Information provided:
————

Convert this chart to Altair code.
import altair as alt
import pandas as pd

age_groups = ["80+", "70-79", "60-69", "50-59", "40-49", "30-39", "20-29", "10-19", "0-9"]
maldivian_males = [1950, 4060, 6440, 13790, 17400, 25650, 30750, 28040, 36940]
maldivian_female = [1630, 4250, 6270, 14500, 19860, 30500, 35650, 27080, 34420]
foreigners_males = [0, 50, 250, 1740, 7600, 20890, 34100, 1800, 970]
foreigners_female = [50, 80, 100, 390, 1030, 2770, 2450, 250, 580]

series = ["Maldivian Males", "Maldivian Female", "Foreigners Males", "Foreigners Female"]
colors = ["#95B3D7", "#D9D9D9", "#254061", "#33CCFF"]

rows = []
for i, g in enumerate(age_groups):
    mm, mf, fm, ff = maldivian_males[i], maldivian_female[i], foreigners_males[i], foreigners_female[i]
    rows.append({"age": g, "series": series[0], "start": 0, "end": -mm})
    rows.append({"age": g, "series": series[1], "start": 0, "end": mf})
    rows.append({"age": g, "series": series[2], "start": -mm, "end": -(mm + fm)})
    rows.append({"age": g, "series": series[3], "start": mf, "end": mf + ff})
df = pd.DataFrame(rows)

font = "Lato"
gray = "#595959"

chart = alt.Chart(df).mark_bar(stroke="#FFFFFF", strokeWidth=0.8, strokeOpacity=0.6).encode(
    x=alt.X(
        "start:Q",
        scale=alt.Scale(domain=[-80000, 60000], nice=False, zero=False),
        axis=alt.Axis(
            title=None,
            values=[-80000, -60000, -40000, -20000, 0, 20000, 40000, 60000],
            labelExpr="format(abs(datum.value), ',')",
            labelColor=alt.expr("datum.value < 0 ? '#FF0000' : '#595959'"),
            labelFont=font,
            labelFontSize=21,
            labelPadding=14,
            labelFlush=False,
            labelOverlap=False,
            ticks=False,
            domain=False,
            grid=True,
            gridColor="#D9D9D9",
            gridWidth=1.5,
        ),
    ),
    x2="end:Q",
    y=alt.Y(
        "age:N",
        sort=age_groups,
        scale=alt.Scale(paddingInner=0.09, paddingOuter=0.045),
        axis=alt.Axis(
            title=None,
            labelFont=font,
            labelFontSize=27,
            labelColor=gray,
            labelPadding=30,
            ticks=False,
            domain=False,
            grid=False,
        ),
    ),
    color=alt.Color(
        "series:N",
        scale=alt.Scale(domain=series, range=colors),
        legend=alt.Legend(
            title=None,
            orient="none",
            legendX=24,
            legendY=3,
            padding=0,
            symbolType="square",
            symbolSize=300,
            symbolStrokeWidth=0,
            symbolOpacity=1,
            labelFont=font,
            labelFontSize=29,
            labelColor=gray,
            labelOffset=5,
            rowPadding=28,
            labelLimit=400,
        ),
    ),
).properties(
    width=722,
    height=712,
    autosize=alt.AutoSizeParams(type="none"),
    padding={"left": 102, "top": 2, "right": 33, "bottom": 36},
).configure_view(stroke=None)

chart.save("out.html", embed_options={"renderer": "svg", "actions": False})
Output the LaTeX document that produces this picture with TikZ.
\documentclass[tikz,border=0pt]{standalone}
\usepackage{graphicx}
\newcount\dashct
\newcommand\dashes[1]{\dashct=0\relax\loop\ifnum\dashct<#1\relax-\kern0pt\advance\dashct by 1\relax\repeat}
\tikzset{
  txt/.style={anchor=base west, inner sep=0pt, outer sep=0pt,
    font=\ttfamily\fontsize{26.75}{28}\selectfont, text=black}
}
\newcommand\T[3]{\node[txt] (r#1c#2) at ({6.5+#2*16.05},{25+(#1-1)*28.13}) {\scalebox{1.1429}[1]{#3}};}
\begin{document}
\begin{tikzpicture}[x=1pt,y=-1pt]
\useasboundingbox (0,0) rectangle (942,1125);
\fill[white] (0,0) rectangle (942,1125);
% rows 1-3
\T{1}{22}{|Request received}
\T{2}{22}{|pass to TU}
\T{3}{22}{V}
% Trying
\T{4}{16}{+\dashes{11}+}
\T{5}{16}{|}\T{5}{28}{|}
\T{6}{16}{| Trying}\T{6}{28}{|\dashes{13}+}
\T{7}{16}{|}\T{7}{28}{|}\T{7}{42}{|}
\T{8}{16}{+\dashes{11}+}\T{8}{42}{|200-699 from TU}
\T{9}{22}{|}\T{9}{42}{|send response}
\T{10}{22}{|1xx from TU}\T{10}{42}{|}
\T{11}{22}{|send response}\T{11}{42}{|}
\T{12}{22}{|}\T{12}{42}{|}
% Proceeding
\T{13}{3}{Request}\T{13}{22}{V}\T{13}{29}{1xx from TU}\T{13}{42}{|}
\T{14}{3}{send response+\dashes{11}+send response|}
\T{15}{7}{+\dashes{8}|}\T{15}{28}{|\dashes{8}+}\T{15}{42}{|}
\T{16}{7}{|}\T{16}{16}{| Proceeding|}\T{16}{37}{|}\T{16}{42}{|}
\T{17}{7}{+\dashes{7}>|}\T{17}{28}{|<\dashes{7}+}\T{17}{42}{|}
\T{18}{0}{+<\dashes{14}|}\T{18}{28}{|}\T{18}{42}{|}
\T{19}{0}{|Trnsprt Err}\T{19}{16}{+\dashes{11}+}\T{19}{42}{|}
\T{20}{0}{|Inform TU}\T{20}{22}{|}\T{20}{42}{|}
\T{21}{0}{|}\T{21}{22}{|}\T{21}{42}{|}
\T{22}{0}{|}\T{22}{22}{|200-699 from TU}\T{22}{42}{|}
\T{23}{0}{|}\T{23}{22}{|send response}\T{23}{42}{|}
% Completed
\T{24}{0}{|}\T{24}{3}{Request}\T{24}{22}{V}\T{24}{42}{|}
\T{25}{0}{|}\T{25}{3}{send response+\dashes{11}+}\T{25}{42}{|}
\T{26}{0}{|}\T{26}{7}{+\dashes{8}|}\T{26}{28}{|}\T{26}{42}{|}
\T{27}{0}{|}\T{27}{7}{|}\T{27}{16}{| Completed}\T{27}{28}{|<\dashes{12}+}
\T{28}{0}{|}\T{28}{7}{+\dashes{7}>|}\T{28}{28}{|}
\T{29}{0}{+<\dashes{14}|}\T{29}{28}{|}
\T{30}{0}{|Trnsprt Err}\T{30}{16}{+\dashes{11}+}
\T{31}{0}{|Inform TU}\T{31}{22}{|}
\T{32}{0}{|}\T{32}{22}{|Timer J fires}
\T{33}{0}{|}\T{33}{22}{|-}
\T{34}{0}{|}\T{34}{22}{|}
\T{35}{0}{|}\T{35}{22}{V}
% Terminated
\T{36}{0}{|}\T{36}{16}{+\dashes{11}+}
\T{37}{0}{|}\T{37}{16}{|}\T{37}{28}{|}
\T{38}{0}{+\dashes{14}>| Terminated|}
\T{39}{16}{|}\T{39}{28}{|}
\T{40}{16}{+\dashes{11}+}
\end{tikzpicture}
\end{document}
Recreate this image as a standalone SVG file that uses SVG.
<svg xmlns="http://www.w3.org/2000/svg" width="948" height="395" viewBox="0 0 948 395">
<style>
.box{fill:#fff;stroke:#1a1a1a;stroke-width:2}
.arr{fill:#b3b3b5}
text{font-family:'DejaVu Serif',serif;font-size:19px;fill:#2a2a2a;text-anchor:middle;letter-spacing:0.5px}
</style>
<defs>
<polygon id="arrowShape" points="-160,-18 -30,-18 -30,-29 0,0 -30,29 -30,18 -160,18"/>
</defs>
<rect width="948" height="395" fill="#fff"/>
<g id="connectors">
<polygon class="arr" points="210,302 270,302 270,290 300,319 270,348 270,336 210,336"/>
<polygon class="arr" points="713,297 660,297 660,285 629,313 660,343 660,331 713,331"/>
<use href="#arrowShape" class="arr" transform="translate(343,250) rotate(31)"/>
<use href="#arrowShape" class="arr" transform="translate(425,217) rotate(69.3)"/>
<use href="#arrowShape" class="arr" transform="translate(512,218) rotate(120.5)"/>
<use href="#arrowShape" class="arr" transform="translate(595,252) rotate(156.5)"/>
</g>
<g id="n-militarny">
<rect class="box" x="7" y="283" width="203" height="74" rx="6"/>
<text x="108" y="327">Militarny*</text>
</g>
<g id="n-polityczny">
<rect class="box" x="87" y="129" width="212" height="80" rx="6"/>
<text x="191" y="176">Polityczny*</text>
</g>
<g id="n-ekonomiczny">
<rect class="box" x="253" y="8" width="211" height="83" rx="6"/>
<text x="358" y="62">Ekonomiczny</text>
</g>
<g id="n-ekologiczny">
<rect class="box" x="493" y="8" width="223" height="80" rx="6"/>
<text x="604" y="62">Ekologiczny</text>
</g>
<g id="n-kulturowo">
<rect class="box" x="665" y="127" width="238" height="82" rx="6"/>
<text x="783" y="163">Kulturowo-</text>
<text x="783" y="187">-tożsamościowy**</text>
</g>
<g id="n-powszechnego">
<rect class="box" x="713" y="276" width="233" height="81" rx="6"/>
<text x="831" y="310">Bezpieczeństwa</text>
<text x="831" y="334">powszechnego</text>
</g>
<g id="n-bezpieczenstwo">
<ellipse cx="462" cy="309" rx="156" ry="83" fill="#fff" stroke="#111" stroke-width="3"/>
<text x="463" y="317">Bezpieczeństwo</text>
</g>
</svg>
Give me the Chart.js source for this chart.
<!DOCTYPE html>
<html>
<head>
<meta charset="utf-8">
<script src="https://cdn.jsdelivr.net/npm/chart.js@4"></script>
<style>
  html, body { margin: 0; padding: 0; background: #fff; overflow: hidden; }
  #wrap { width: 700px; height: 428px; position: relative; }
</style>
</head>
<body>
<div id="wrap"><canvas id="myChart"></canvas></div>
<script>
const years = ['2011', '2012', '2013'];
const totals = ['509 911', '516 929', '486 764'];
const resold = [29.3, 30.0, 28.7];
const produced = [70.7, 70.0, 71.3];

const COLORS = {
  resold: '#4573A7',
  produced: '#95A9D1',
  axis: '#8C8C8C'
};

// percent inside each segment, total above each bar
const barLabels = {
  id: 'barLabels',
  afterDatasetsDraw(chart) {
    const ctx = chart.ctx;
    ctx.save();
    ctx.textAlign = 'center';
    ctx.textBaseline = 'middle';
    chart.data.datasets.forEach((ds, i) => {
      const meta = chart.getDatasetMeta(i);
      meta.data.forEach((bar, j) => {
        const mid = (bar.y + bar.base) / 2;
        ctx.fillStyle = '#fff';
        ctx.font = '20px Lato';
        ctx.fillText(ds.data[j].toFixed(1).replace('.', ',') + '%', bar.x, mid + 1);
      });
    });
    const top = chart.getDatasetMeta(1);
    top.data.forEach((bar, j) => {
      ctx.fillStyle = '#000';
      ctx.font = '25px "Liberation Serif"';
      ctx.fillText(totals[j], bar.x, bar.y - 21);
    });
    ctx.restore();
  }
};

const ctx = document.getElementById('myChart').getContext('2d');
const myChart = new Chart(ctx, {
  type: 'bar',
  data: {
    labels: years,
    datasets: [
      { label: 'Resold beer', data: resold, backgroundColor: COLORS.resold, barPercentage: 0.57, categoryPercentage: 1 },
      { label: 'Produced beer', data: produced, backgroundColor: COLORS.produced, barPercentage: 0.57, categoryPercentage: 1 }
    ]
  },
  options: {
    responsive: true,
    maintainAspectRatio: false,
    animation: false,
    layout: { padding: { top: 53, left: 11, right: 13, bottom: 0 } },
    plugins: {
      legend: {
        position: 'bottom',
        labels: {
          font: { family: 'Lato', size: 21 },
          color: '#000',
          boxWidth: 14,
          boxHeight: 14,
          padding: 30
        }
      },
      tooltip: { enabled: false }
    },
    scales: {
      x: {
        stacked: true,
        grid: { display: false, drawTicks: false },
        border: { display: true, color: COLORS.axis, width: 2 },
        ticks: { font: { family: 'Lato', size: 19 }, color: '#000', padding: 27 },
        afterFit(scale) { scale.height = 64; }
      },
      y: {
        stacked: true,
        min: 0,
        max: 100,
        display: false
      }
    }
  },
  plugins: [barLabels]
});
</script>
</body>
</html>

————

Required task:
Exactly the lines from the one holding "Give me the Chart.js source for this chart." through the one holding "const produced = [70.7, 70.0, 71.3];" should be printed, ends included.

Written reply:
Give me the Chart.js source for this chart.
<!DOCTYPE html>
<html>
<head>
<meta charset="utf-8">
<script src="https://cdn.jsdelivr.net/npm/chart.js@4"></script>
<style>
  html, body { margin: 0; padding: 0; background: #fff; overflow: hidden; }
  #wrap { width: 700px; height: 428px; position: relative; }
</style>
</head>
<body>
<div id="wrap"><canvas id="myChart"></canvas></div>
<script>
const years = ['2011', '2012', '2013'];
const totals = ['509 911', '516 929', '486 764'];
const resold = [29.3, 30.0, 28.7];
const produced = [70.7, 70.0, 71.3];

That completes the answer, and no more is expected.